▶ Work to do: State the number of lines that contain the word "with", and add nothing else.

▶ The input:
* * * * * * * * *
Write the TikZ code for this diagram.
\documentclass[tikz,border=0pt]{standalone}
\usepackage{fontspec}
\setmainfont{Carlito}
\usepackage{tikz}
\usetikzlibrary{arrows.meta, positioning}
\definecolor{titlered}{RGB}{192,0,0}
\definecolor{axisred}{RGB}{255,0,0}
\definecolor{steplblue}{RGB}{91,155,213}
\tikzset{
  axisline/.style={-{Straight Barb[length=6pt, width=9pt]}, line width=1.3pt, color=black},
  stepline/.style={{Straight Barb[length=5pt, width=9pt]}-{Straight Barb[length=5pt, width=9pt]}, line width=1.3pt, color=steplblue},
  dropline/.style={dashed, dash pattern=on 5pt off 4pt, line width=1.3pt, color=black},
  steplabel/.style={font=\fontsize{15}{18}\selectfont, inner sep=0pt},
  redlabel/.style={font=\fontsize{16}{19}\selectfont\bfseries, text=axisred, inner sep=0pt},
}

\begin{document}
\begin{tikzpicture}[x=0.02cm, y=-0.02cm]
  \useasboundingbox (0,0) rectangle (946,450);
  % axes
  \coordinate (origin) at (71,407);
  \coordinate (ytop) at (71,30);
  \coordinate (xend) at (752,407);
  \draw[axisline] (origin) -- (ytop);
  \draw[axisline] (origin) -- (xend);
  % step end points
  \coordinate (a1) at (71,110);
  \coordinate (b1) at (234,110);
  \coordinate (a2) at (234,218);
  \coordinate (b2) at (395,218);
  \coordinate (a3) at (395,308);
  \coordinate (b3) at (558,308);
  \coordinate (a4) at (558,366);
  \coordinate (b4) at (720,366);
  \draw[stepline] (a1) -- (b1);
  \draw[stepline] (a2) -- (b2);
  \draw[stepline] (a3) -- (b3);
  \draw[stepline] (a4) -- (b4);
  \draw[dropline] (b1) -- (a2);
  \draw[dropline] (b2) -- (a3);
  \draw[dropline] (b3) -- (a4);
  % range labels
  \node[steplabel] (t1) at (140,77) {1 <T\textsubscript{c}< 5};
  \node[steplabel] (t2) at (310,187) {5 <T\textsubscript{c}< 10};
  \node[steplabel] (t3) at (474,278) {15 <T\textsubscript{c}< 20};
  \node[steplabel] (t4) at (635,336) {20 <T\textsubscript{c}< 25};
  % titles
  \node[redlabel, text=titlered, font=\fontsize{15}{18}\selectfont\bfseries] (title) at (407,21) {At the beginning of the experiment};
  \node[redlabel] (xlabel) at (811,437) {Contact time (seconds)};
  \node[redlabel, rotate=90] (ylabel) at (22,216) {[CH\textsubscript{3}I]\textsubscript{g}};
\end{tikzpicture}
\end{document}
* * * * * * * * *
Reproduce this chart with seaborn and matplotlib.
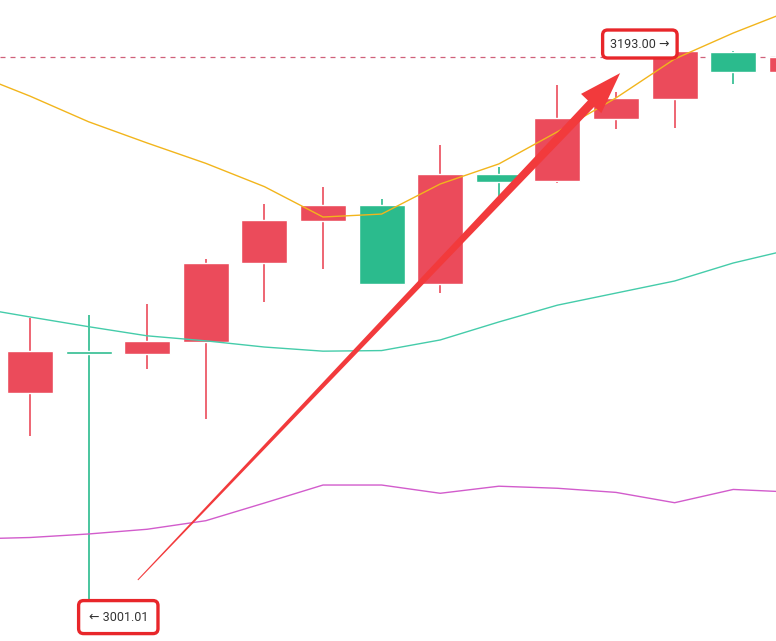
* * * * * * * * *
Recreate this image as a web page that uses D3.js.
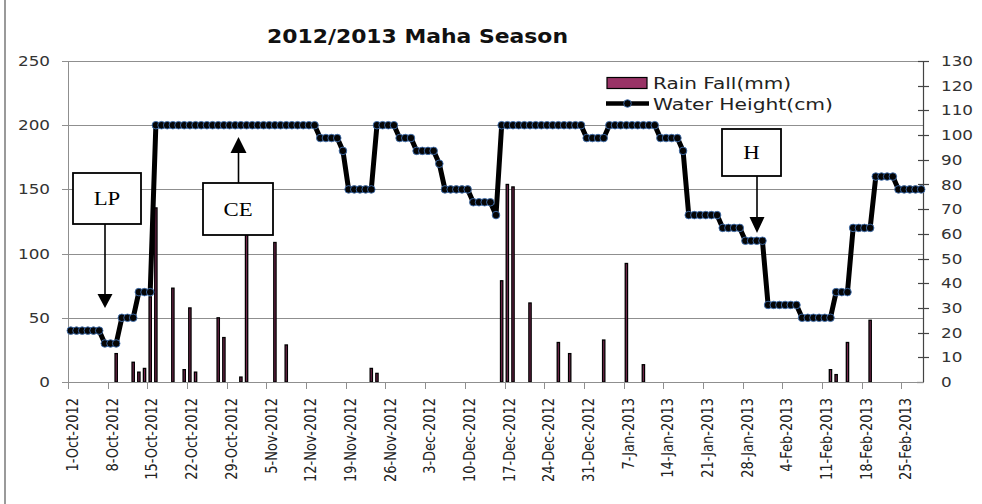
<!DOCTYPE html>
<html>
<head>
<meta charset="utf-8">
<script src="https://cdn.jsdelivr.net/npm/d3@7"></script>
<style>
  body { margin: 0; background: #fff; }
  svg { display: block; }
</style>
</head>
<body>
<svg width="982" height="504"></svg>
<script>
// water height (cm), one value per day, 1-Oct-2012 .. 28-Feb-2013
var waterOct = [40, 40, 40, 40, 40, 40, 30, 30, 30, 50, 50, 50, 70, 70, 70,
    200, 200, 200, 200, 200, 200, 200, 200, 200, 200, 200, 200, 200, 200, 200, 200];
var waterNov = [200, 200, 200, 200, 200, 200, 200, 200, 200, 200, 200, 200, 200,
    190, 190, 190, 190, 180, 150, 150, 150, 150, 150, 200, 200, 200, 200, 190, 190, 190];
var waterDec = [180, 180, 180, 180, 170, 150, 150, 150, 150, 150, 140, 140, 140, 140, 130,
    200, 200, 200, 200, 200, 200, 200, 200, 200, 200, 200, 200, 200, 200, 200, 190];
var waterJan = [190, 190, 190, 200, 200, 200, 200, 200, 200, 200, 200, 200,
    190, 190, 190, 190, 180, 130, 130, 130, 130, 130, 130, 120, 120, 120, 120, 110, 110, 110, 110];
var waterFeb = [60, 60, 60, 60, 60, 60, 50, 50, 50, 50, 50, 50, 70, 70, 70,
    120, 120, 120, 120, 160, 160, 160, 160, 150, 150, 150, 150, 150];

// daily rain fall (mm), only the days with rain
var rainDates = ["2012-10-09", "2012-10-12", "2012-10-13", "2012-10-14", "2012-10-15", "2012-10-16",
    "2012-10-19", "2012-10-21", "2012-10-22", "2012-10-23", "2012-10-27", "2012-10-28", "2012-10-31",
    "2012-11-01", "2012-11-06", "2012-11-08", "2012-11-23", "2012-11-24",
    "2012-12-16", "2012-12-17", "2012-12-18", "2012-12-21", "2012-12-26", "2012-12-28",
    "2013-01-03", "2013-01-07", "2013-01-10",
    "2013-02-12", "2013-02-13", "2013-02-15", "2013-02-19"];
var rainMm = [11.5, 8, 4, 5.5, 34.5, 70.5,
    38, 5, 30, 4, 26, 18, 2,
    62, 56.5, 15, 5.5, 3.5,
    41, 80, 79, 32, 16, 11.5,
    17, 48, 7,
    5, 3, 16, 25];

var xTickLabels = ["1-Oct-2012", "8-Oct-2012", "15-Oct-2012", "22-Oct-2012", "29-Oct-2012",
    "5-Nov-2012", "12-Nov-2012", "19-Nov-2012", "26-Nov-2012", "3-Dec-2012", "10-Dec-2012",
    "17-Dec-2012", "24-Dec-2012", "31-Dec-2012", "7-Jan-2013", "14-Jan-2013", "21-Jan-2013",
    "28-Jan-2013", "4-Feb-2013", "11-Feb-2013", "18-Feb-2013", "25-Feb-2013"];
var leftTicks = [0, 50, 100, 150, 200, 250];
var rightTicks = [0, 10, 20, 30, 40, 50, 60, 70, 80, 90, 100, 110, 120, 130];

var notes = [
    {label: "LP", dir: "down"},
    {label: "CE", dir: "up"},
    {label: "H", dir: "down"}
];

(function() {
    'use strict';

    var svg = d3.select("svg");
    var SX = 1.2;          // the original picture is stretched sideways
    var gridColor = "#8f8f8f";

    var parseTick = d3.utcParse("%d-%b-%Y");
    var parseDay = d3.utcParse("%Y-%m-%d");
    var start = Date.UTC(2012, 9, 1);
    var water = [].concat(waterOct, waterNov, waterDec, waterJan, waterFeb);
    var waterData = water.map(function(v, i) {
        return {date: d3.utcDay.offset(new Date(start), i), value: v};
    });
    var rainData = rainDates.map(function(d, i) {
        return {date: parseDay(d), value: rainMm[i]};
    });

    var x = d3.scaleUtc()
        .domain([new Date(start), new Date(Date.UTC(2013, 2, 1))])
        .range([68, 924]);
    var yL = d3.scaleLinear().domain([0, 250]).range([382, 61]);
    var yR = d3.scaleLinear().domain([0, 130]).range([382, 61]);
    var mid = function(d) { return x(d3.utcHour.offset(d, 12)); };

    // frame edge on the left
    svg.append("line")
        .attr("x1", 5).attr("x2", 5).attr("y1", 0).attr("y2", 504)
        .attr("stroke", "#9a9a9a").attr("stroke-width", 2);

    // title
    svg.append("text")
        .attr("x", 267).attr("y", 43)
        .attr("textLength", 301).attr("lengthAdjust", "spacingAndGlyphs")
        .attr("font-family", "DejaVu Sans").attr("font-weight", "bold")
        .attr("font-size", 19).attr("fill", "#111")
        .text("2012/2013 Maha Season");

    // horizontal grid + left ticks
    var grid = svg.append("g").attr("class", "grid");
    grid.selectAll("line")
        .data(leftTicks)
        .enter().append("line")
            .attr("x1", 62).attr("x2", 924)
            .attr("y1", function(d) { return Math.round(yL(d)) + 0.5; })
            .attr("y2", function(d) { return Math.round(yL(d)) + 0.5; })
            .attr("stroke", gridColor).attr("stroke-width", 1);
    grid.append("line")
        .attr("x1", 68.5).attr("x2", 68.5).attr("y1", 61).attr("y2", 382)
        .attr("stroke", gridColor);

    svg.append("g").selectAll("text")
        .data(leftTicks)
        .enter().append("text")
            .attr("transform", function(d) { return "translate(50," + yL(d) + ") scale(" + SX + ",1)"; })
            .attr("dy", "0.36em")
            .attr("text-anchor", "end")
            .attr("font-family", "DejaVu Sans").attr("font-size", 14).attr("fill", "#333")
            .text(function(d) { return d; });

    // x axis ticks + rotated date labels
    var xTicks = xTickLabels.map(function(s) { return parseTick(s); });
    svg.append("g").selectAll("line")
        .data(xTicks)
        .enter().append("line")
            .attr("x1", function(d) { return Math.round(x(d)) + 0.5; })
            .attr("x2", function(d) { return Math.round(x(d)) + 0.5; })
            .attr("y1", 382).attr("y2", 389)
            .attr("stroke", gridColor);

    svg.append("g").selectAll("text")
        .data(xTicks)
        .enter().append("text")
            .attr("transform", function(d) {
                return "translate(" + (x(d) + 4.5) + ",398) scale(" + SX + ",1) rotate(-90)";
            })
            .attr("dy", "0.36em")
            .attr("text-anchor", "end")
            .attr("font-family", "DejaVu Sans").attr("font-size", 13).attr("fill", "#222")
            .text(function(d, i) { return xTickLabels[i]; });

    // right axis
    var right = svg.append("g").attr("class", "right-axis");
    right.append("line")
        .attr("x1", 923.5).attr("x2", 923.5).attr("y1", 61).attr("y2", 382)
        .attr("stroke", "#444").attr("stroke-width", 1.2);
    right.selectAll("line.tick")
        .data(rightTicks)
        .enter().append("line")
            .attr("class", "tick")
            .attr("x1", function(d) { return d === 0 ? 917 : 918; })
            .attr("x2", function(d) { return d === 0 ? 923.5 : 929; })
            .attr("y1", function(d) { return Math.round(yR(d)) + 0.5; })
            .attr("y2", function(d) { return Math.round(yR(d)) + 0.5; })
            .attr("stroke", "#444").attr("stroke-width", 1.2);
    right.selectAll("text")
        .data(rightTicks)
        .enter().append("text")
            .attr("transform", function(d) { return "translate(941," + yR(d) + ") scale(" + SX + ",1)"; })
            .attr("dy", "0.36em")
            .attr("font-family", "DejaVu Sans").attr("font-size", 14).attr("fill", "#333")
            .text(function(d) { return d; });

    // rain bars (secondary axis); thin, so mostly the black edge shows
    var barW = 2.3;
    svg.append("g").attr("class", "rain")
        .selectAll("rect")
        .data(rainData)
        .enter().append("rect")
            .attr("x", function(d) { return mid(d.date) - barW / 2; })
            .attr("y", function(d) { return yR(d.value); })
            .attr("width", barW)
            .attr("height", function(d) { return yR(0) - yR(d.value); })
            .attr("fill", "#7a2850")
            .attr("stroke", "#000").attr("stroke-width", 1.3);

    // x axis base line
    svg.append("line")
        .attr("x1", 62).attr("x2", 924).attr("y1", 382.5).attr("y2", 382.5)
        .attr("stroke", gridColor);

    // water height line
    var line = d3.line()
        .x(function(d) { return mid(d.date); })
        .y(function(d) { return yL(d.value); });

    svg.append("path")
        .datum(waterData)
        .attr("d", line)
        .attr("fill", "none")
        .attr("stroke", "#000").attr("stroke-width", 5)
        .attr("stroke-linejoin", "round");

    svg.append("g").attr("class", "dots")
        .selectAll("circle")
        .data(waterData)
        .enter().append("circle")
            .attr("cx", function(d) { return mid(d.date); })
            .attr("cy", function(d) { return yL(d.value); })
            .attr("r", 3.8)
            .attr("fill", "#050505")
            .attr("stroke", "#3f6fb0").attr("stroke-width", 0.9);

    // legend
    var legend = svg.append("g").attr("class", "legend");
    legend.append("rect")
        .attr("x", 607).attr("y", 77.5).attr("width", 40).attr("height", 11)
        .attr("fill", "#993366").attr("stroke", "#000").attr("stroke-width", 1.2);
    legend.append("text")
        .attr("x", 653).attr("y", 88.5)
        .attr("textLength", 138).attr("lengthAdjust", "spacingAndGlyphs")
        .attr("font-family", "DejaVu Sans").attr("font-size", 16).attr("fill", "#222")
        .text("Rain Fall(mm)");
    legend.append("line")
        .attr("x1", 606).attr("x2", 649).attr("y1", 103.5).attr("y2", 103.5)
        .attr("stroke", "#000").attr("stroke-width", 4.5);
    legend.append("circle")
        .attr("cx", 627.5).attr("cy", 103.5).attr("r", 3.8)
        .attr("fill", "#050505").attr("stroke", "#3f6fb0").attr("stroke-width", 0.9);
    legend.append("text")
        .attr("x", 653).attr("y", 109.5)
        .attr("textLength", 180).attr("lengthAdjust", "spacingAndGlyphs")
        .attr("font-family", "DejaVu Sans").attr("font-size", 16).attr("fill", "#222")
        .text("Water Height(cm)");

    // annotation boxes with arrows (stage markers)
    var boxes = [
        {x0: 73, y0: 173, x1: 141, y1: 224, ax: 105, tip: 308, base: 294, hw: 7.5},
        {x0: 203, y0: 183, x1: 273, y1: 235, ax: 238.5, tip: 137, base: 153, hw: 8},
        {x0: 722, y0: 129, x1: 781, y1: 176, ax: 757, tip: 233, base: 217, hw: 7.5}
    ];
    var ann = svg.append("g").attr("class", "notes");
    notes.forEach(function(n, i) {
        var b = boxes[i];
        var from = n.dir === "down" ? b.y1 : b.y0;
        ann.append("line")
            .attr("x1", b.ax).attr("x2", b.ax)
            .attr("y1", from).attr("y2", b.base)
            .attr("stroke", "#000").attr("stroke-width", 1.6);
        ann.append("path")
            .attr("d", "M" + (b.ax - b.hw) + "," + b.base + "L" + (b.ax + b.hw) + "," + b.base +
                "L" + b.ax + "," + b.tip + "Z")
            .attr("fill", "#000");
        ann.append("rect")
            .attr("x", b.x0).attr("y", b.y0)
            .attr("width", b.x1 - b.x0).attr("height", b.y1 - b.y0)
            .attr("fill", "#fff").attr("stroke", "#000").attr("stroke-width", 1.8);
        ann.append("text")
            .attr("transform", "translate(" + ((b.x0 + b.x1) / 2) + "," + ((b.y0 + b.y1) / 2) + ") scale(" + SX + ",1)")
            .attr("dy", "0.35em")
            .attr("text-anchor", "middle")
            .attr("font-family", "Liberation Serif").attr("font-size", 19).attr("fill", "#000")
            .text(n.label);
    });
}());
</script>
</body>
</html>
* * * * * * * * *
▶ Response for this exercise: 3